Lascaux cave art

Lascaux cave art

Saturday, June 23, 2007

The Caduceus-a symbol of Aryan Individuation







The caduceus, depicted as a winged staff with two snakes wrapped around it is associated with the Greek god Hermes, the messenger of the gods.
The origin of the staff is described in the story of Tiresias who found two snakes copulating and attempted to separate them with his staff. Tiresias was immediately turned in to a woman, and so remained until he was able to repeat the act seven years later. This staff later came in to the possession of the god Hermes, along with its transformative powers.
The symbol is also to be found in the image of Baphomet and is the symbol of the transcendence of the single and divided soul joined to its twin soul in divine union, hieros gamos. To explain it in psychological terms it is the process of individuation where the animus becomes one with his anima.

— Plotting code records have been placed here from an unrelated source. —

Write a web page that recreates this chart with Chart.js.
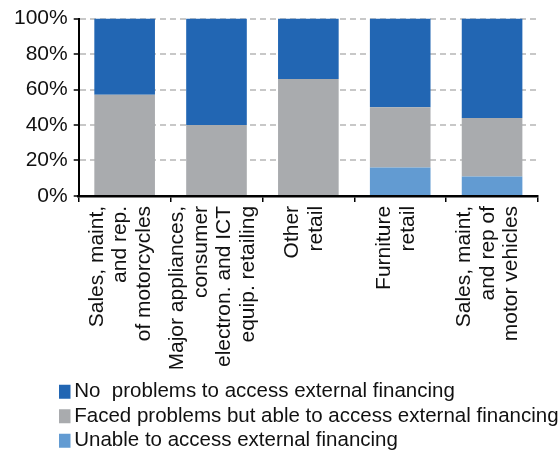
<!DOCTYPE html>
<html>
<head>
<meta charset="utf-8">
<script src="https://cdn.jsdelivr.net/npm/chart.js@4"></script>
<style>
  body { margin: 0; background: #fff; }
</style>
</head>
<body>
<canvas id="chart" width="559" height="452"></canvas>
<script>
// categories (multi-line labels, drawn rotated)
const categories = [
    ['Sales, maint,', 'and rep.', 'of motorcycles'],
    ['Major appliances,', 'consumer', 'electron. and ICT', 'equip. retailing'],
    ['Other', 'retail'],
    ['Furniture', 'retail'],
    ['Sales, maint,', 'and rep of', 'motor vehicles']
];

// shares in percent
const unableValues = [0, 0, 0, 16, 11];
const facedValues = [57, 40, 66, 34, 33];
const noProblemValues = [43, 60, 34, 50, 56];

const yTicks = [0, 20, 40, 60, 80, 100];

Chart.defaults.font.family = "'Liberation Sans', Arial, sans-serif";
Chart.defaults.font.size = 21;
Chart.defaults.color = '#111';

// centre the rotated multi-line labels on their bar and place the legend
const nudge = {
    id: 'nudge',
    afterLayout(chart) {
        const lg = chart.legend;
        lg.left += 51;
        lg.right += 51;
        lg.top += 9;
        lg.bottom += 9;
        chart.scales.x.getLabelItems().forEach(it => {
            const n = Array.isArray(it.label) ? it.label.length : 1;
            it.options.translation[0] -= (n - 1) / 2 * it.font.lineHeight + 4;
        });
    }
};

new Chart(document.getElementById('chart'), {
    type: 'bar',
    data: {
        labels: categories,
        datasets: [
            {
                label: 'Unable to access external financing',
                data: unableValues,
                backgroundColor: '#629BD2'
            },
            {
                label: 'Faced problems but able to access external financing',
                data: facedValues,
                backgroundColor: '#A9ABAE'
            },
            {
                label: 'No  problems to access external financing',
                data: noProblemValues,
                backgroundColor: '#2266B3'
            }
        ]
    },
    options: {
        responsive: false,
        animation: false,
        layout: { padding: { left: 8, right: 21, top: 17, bottom: 0 } },
        datasets: {
            bar: { categoryPercentage: 1, barPercentage: 0.66 }
        },
        scales: {
            x: {
                stacked: true,
                afterFit: axis => {
                    axis.paddingLeft = 0;
                    axis.paddingRight = 0;
                    axis.height -= 6;
                },
                grid: {
                    display: true,
                    offset: true,
                    drawOnChartArea: false,
                    tickLength: 6,
                    color: '#000',
                    lineWidth: 1.5
                },
                border: { color: '#000', width: 2.5 },
                ticks: {
                    autoSkip: false,
                    minRotation: 90,
                    maxRotation: 90,
                    padding: 4,
                    font: { size: 21, lineHeight: 1.12 },
                    color: '#111'
                }
            },
            y: {
                stacked: true,
                min: 0,
                max: 100,
                afterBuildTicks: axis => {
                    axis.ticks = yTicks.map(v => ({ value: v }));
                },
                grid: {
                    color: '#c8c8c8',
                    lineWidth: 2,
                    tickColor: '#000',
                    tickLength: 5,
                    tickWidth: 1.5
                },
                border: { color: '#000', width: 2, dash: [6, 4] },
                ticks: {
                    padding: 6,
                    callback: v => v + '%',
                    font: { size: 21 },
                    color: '#111'
                }
            }
        },
        plugins: {
            legend: {
                position: 'bottom',
                align: 'start',
                reverse: true,
                labels: {
                    usePointStyle: true,
                    pointStyle: 'rect',
                    boxWidth: 1,
                    boxHeight: 14,
                    padding: 4,
                    font: { size: 20.5 },
                    color: '#111'
                }
            },
            tooltip: { enabled: false }
        }
    },
    plugins: [nudge]
});
</script>
</body>
</html>
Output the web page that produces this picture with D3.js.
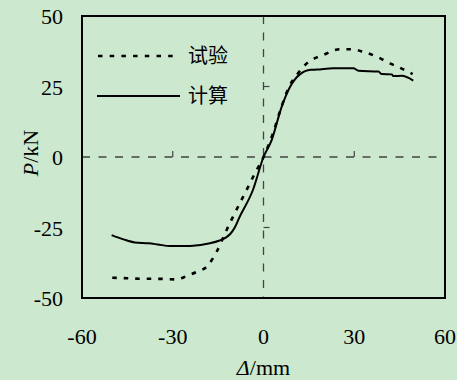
<!DOCTYPE html>
<html>
<head>
<meta charset="utf-8">
<script src="https://cdn.jsdelivr.net/npm/d3@7"></script>
<style>
  html, body { margin: 0; padding: 0; background: #cce8cf; }
  svg { display: block; }
  text { font-family: "Liberation Serif", "Times New Roman", serif; fill: #000; }
  .cjk { font-family: "Noto Sans CJK SC", sans-serif; }
</style>
</head>
<body>
<div id="chart"></div>
<script>
// 试验 (test) curve
const expX = [-50, -45, -40, -35, -28.7, -25.4, -22, -18.8, -15.5, -12.2, -10, -5.6, -2.8, 0, 3, 6, 8.5, 11, 14.3, 19.8, 25.3, 29.2, 33, 37.4, 41.8, 46.2, 49.3];
const expY = [-42.8, -43, -43.2, -43.2, -43.4, -42.2, -40.7, -38.9, -33.6, -25.9, -21, -11.7, -5.7, 0, 8, 18, 25, 29.1, 33.2, 36.2, 38.2, 38.2, 37.3, 35.6, 33.2, 31.1, 29.4];

// 计算 (calculation) curve
const calcX = [-50.2, -46.3, -42.5, -38, -35, -30.9, -24.3, -21, -17.7, -14.5, -12.5, -11, -9.5, -8, -3.5, 0, 2.7, 6, 8.8, 12, 15.7, 17.6, 23.1, 29.7, 31.4, 38, 39.1, 42.4, 42.9, 45.7, 49.5];
const calcY = [-27.7, -29.2, -30.3, -30.6, -31, -31.6, -31.6, -31.2, -30.6, -29.6, -28.6, -27.3, -25, -21.5, -11.7, 0, 6, 17.8, 24.9, 29.3, 30.9, 31, 31.5, 31.5, 30.6, 30.3, 29.4, 29.3, 28.7, 28.8, 27.1];

const xTicks = [-60, -30, 0, 30, 60];
const yTicks = [-50, -25, 0, 25, 50];
const seriesNames = ['试验', '计算'];

const W = 457, H = 380;
const margin = { top: 16, right: 12, bottom: 82, left: 82 };
const width = W - margin.left - margin.right;
const height = H - margin.top - margin.bottom;

const svg = d3.select('#chart').append('svg')
  .attr('width', W)
  .attr('height', H);

const g = svg.append('g')
  .attr('transform', 'translate(' + margin.left + ',' + margin.top + ')');

const x = d3.scaleLinear().domain([-60, 60]).range([0, width]);
const y = d3.scaleLinear().domain([-50, 50]).range([height, 0]);

// dashed zero lines
g.append('line')
  .attr('x1', 0).attr('x2', width)
  .attr('y1', y(0)).attr('y2', y(0))
  .attr('stroke', '#444').attr('stroke-width', 1.3)
  .attr('stroke-dasharray', '8,8.5');
g.append('line')
  .attr('x1', x(0)).attr('x2', x(0))
  .attr('y1', 0).attr('y2', height)
  .attr('stroke', '#444').attr('stroke-width', 1.3)
  .attr('stroke-dasharray', '8,8.5');

// small inner ticks on the zero lines
g.selectAll('.xt').data(xTicks.filter(d => d !== 0 && Math.abs(d) < 60))
  .enter().append('line')
  .attr('x1', d => x(d)).attr('x2', d => x(d))
  .attr('y1', y(0)).attr('y2', y(0) - 6)
  .attr('stroke', '#444').attr('stroke-width', 1.2);
g.selectAll('.yt').data(yTicks.filter(d => d !== 0 && Math.abs(d) < 50))
  .enter().append('line')
  .attr('x1', x(0)).attr('x2', x(0) + 6)
  .attr('y1', d => y(d)).attr('y2', d => y(d))
  .attr('stroke', '#444').attr('stroke-width', 1.2);

// frame
g.append('rect')
  .attr('width', width).attr('height', height)
  .attr('fill', 'none').attr('stroke', '#000').attr('stroke-width', 2);

// tick labels
g.selectAll('.xl').data(xTicks).enter().append('text')
  .attr('x', d => x(d))
  .attr('y', height + 46)
  .attr('text-anchor', 'middle')
  .attr('font-size', 22)
  .text(d => d);
g.selectAll('.yl').data(yTicks).enter().append('text')
  .attr('x', -19)
  .attr('y', d => y(d) + 8)
  .attr('text-anchor', 'end')
  .attr('font-size', 22)
  .text(d => d);

// axis titles
const xt = g.append('text')
  .attr('x', x(0))
  .attr('y', height + 77)
  .attr('text-anchor', 'middle')
  .attr('font-size', 22);
xt.append('tspan').attr('font-style', 'italic').text('Δ');
xt.append('tspan').text('/mm');

const yt = g.append('text')
  .attr('transform', 'translate(' + (-44) + ',' + (y(0) - 4) + ') rotate(-90)')
  .attr('text-anchor', 'middle')
  .attr('font-size', 22);
yt.append('tspan').attr('font-style', 'italic').text('P');
yt.append('tspan').text('/kN');

// curves
const line = d3.line()
  .curve(d3.curveMonotoneX)
  .x(d => x(d[0]))
  .y(d => y(d[1]));

const expData = expX.map((v, i) => [v, expY[i]]);
const calcData = calcX.map((v, i) => [v, calcY[i]]);

g.append('path')
  .datum(expData)
  .attr('fill', 'none')
  .attr('stroke', '#000')
  .attr('stroke-width', 2.6)
  .attr('stroke-dasharray', '4.5,7')
  .attr('d', line);

g.append('path')
  .datum(calcData)
  .attr('fill', 'none')
  .attr('stroke', '#000')
  .attr('stroke-width', 2)
  .attr('d', line);

// legend
const legend = g.append('g');
legend.append('line')
  .attr('x1', 16).attr('x2', 96)
  .attr('y1', 40).attr('y2', 40)
  .attr('stroke', '#000').attr('stroke-width', 2.6)
  .attr('stroke-dasharray', '4.5,7.2');
legend.append('line')
  .attr('x1', 15).attr('x2', 98)
  .attr('y1', 80).attr('y2', 80)
  .attr('stroke', '#000').attr('stroke-width', 2);
legend.selectAll('.lt').data(seriesNames).enter().append('text')
  .attr('class', 'cjk')
  .attr('x', 106)
  .attr('y', (d, i) => 40 + i * 40 + 7)
  .attr('font-size', 20)
  .text(d => d);
</script>
</body>
</html>
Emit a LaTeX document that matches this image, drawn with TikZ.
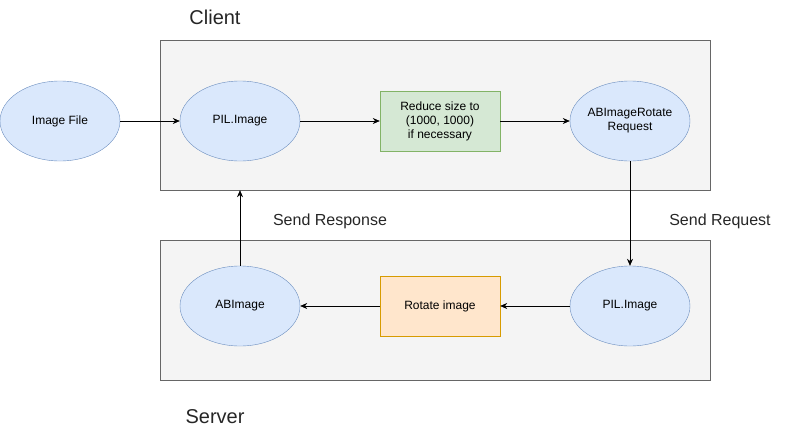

The staff has been likened to the human spinal column and the two snakes compared to the feminine Ida and the masculine Pingala, two opposite poles and forces of energy in Aryan lore.
A study of Germanic and Celtic myths and sagas is replete with such examples of the animus seeking integration with his anima; Siegfried and Brunnhilde, Tristan and Isolde, Lohengrin and Elsa being just two of most well known examples of the externalisation of the animus and anima. Fairytales contain examples of the hero finding the sleeping or imprisoned maiden after a long quest and the overcoming of many dangerous trials. The exploration of the interaction between the animus and the anima was a recurring feature of many of Wagner`s music dramas.
In spiritual and psychological terms we seek either actively or instinctively this union in many ways but for those who are aware the union is to be sought in the integration of the two parts of the human brain, the left brain, the conscious mind and the right brain, the unconscious mind.
By the employment of various spiritual and psychological techniques individuals may achieve a degree of integration between the conscious and the unconscious, thereby achieving mastery of one`s self and over others.
This is the task of the god-man, to recover that psychological and spiritual state that was once his in the primordial Golden Age. The techniques for recovering this state of being are of lesser importance and will be discussed in future articles on this blog. One thing is important-the will to overcome our individual and self-imposed limitations, to use the mind to its fullest potential.
To reintegrate our anima and animus, the conscious with the unconscious is the goal and the gateway to higher things.

2 comments:

Peter Marsh said...

Dear Sir,
I found your site by chance when searching for rams head symbols. You have put quite succinctly the meanings and associated connections to these ancient symbols. As a result I would like to include some quotes from your sites with your name and link to your site in the text.
My website is called Polynesian Pathways at www.polynesian-prehistory.com
You may have seen the book Ancient Celtic New Zealand by Martin Doutre suggesting a Caucasian presence in the Pacific.
http://www.celticnz.co.nz/hot_mail7.htm
I am putting together a section on the Berber Seafarers and their connection to cultures in the Americas and the Pacific. The rams head interests me because it often appears on the Lapita pottery of the Pacific.
Sincerely Peter Marsh

Wotans Krieger said...

Feel free to do so and good luck with your venture!